Ryzen Master Screenshot

Video of Ryzen Master’s Dynamic Local Mode

UPDATE: Bitsum is testing our own Dynamic Local Mode implementation – See this forum thread for more information.

Here at Bitsum we’ve been closely following the AMD Threadripper 2nd gen releases. As has been well reported on tech sites, the core heavy 2990wx and 2970wX have an unusual configuration where only 2 of the 4 dies have direct access to channels of system memory (DMA). The other two dies must pass all memory and PCIe requests through the Infinity Fabric that links the CPU dies together. This results in additional memory access latency for 2 of the dies, or 1/2 the CPU cores.

AMD Threadripper 2990wx architecture
AMD Threadripper 2990wx Architecture

AMD exposes each die as a NUMA node. The NUMA mapping is thus that 2 of the nodes have *zero* node local memory! Node local memory is the memory closest to a CPU, having the lowest latency. Therefore, the configuration for 4 memory channels is:

Node 0: [1/2 of memory local] - low latency
Node 1: [0 memory local] - higher latency
Node 2: [1/2 of memory local] - low latency
Node 3: [0 memory local] - higher latency

Note: For Threadripper processors, the DMA CPU cores are the first half, starting at 0 and numbered sequentially. In the case of the 2990wx, node 0 represents logical cores cores 0-15 and node 2 represents 16-31.

NUMA nodes 0 and 2 each have access to two of the four possible memory channels, so each has direct access to half the system memory. NUMA nodes 1 and 3 must pass all requests through the Infinity Fabric.

Linux is able to handle this esoteric NUMA configuration much better than Windows. It seems that the Windows scheduler was designed with the understandable assumption that every NUMA node has local memory. This odd case of NUMA nodes without any local memory causes the Windows scheduler to assign threads without regard to the more optimal dies in the 2990wx and 2970wx.

AMD initially combated this by allowing a user to disable the less efficient NUMA nodes so that performance critical applications can always run on the more optimal CPU dies. This same operation can be done with our Process Lasso. However, disabling half the system’s CPU cores is not ideal and is problematic when an application’s thread load grows beyond that limitation.
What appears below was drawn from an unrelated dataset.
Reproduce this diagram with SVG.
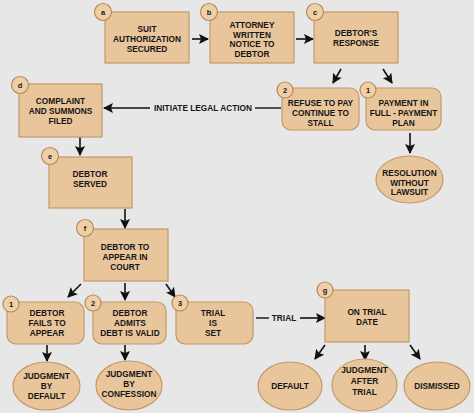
<svg xmlns="http://www.w3.org/2000/svg" width="474" height="413" viewBox="0 0 474 413">
<defs>
<marker id="ah" viewBox="0 0 10 10" refX="9" refY="5" markerWidth="10" markerHeight="10" markerUnits="userSpaceOnUse" orient="auto">
<path d="M0,0 L10,5 L0,10 L2,5 z" fill="#111"/>
</marker>
<style>
.box{fill:#e9c59b;stroke:#c39868;stroke-width:1.2}
.badge{fill:#efcfa6;stroke:#b88a5a;stroke-width:1.2}
.t{font-family:"Liberation Sans",Arial,sans-serif;font-weight:bold;font-size:8.3px;fill:#151515;text-anchor:middle}
.bt{font-family:"Liberation Sans",Arial,sans-serif;font-weight:bold;font-size:7.5px;fill:#151515;text-anchor:middle}
.c{stroke:#111;stroke-width:1.6;fill:none;marker-end:url(#ah)}
.l{stroke:#111;stroke-width:1.4;fill:none}
</style>
</defs>
<rect width="474" height="413" fill="#e7e7e7"/>

<g id="connectors">
<line class="c" x1="192" y1="39" x2="208" y2="39"/>
<line class="c" x1="296" y1="39" x2="313" y2="39"/>
<line class="c" x1="341" y1="69" x2="333" y2="83"/>
<line class="c" x1="383" y1="69" x2="392" y2="83"/>
<line class="l" x1="255" y1="108" x2="281" y2="108"/>
<line class="c" x1="150" y1="108" x2="104" y2="108"/>
<text class="t" x="203" y="111">INITIATE LEGAL ACTION</text>
<line class="c" x1="410" y1="133" x2="410" y2="153"/>
<line class="c" x1="80" y1="137" x2="80" y2="155"/>
<line class="c" x1="125" y1="209" x2="125" y2="228"/>
<line class="c" x1="81" y1="284" x2="68" y2="297"/>
<line class="c" x1="125" y1="283" x2="125" y2="300"/>
<line class="c" x1="166" y1="284" x2="175" y2="297"/>
<line class="c" x1="47" y1="345" x2="47" y2="361"/>
<line class="c" x1="125" y1="345" x2="125" y2="360"/>
<line class="l" x1="256" y1="318" x2="269" y2="318"/>
<line class="c" x1="300" y1="318" x2="325" y2="318"/>
<text class="t" x="284" y="321">TRIAL</text>
<line class="c" x1="325" y1="345" x2="315" y2="359"/>
<line class="c" x1="365" y1="345" x2="365" y2="360"/>
<line class="c" x1="410" y1="345" x2="420" y2="359"/>
</g>

<g id="node-a">
<rect class="box" x="105" y="12" width="84" height="51"/>
<circle class="badge" cx="103" cy="12" r="8.5"/>
<text class="bt" x="103" y="15">a</text>
<text class="t" x="147" y="32">SUIT</text>
<text class="t" x="147" y="42">AUTHORIZATION</text>
<text class="t" x="147" y="52">SECURED</text>
</g>

<g id="node-b">
<rect class="box" x="210" y="12" width="84" height="51"/>
<circle class="badge" cx="209" cy="12" r="8.5"/>
<text class="bt" x="209" y="15">b</text>
<text class="t" x="252" y="28">ATTORNEY</text>
<text class="t" x="252" y="37.5">WRITTEN</text>
<text class="t" x="252" y="47">NOTICE TO</text>
<text class="t" x="252" y="56.5">DEBTOR</text>
</g>

<g id="node-c">
<rect class="box" x="314" y="12" width="84" height="51"/>
<circle class="badge" cx="315" cy="12" r="8.5"/>
<text class="bt" x="315" y="15">c</text>
<text class="t" x="356" y="36">DEBTOR'S</text>
<text class="t" x="356" y="46">RESPONSE</text>
</g>

<g id="node-refuse">
<rect class="box" x="282" y="88" width="77" height="42" rx="9"/>
<circle class="badge" cx="285" cy="90" r="8"/>
<text class="bt" x="285" y="93">2</text>
<text class="t" x="320.5" y="106">REFUSE TO PAY</text>
<text class="t" x="320.5" y="116">CONTINUE TO</text>
<text class="t" x="320.5" y="126">STALL</text>
</g>

<g id="node-payment">
<rect class="box" x="366" y="88" width="75" height="42" rx="9"/>
<circle class="badge" cx="368" cy="90" r="8"/>
<text class="bt" x="368" y="93">1</text>
<text class="t" x="403.5" y="106">PAYMENT IN</text>
<text class="t" x="403.5" y="116">FULL - PAYMENT</text>
<text class="t" x="403.5" y="126">PLAN</text>
</g>

<g id="node-resolution">
<ellipse class="box" cx="409.5" cy="179.5" rx="33.5" ry="23.5"/>
<text class="t" x="409.5" y="176">RESOLUTION</text>
<text class="t" x="409.5" y="186">WITHOUT</text>
<text class="t" x="409.5" y="195">LAWSUIT</text>
</g>

<g id="node-d">
<rect class="box" x="19" y="84" width="83" height="53"/>
<circle class="badge" cx="20" cy="85" r="8.5"/>
<text class="bt" x="20" y="88">d</text>
<text class="t" x="60.5" y="104">COMPLAINT</text>
<text class="t" x="60.5" y="114">AND SUMMONS</text>
<text class="t" x="60.5" y="124">FILED</text>
</g>

<g id="node-e">
<rect class="box" x="49" y="157" width="83" height="51"/>
<circle class="badge" cx="50" cy="156" r="8.5"/>
<text class="bt" x="50" y="159">e</text>
<text class="t" x="90" y="177">DEBTOR</text>
<text class="t" x="90" y="186.5">SERVED</text>
</g>

<g id="node-f">
<rect class="box" x="84" y="229" width="84" height="52"/>
<circle class="badge" cx="85" cy="228" r="8.5"/>
<text class="bt" x="85" y="231">f</text>
<text class="t" x="125" y="250">DEBTOR TO</text>
<text class="t" x="125" y="260">APPEAR IN</text>
<text class="t" x="125" y="270">COURT</text>
</g>

<g id="node-fails">
<rect class="box" x="7" y="302" width="77" height="42" rx="9"/>
<circle class="badge" cx="11" cy="304" r="8"/>
<text class="bt" x="11" y="307">1</text>
<text class="t" x="47" y="316">DEBTOR</text>
<text class="t" x="47" y="326">FAILS TO</text>
<text class="t" x="47" y="336">APPEAR</text>
</g>

<g id="node-admits">
<rect class="box" x="93" y="302" width="73" height="42" rx="9"/>
<circle class="badge" cx="93" cy="303" r="8"/>
<text class="bt" x="93" y="306">2</text>
<text class="t" x="130" y="316">DEBTOR</text>
<text class="t" x="130" y="326">ADMITS</text>
<text class="t" x="130" y="336">DEBT IS VALID</text>
</g>

<g id="node-trialset">
<rect class="box" x="176" y="302" width="77" height="42" rx="9"/>
<circle class="badge" cx="180" cy="303" r="8"/>
<text class="bt" x="180" y="306">3</text>
<text class="t" x="213" y="316">TRIAL</text>
<text class="t" x="213" y="326">IS</text>
<text class="t" x="213" y="336">SET</text>
</g>

<g id="node-jbd">
<ellipse class="box" cx="46.5" cy="386" rx="33.5" ry="24"/>
<text class="t" x="46.5" y="379">JUDGMENT</text>
<text class="t" x="46.5" y="389">BY</text>
<text class="t" x="46.5" y="399">DEFAULT</text>
</g>

<g id="node-jbc">
<ellipse class="box" cx="129" cy="385.5" rx="33" ry="24.5"/>
<text class="t" x="129" y="377">JUDGMENT</text>
<text class="t" x="129" y="387">BY</text>
<text class="t" x="129" y="397">CONFESSION</text>
</g>

<g id="node-g">
<rect class="box" x="325" y="290" width="84" height="52"/>
<circle class="badge" cx="325" cy="290" r="8"/>
<text class="bt" x="325" y="293">g</text>
<text class="t" x="367" y="315">ON TRIAL</text>
<text class="t" x="367" y="325">DATE</text>
</g>

<g id="node-default">
<ellipse class="box" cx="290" cy="386" rx="32" ry="24"/>
<text class="t" x="290" y="389">DEFAULT</text>
</g>

<g id="node-jat">
<ellipse class="box" cx="364.5" cy="385" rx="32.5" ry="26"/>
<text class="t" x="364.5" y="373">JUDGMENT</text>
<text class="t" x="364.5" y="384">AFTER</text>
<text class="t" x="364.5" y="395">TRIAL</text>
</g>

<g id="node-dismissed">
<ellipse class="box" cx="437" cy="386" rx="33" ry="24"/>
<text class="t" x="437" y="389">DISMISSED</text>
</g>
</svg>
Today, Oct 29 2018, AMD updated their Ryzen Master utility to add ‘Dynamic Local Mode‘. This new feature dynamically assigns the most active threads in the system to the more efficient NUMA nodes; something the Windows scheduler would do if it properly handled this NUMA configuration.

In our early tests, Dynamic Local Mode seems to work very well, as you can see from our embedded video!

AMD reports that they intend to include Dynamic Local Mode by default in their chipset drivers, no doubt because of the success of this feature. At that point, you won’t need to install Ryzen Master.

See our early tests of Dynamic Load Mode below:

For a fully loaded CPU, such as some types of synthetic benchmarks, NUMA handling is less important since there aren’t more optimal cores free to choose from. Therefore, we do not expect the results of some types of multi-threaded benchmarks to substantially change. However, for more lightly threaded benchmarks, gaming and real-world tests, the results should change to more closely match AMD’s initial ‘Local Mode’ where access to the less efficient CPU dies was restricted; but this time without having to restrict access to the full CPU package!

Footnote: Ryzen Master has an annoying UAC elevation prompt on user login. You can bypass this by creating a Task Scheduler entry for it, then opening the properties of that task and checking ‘Run as administrator’.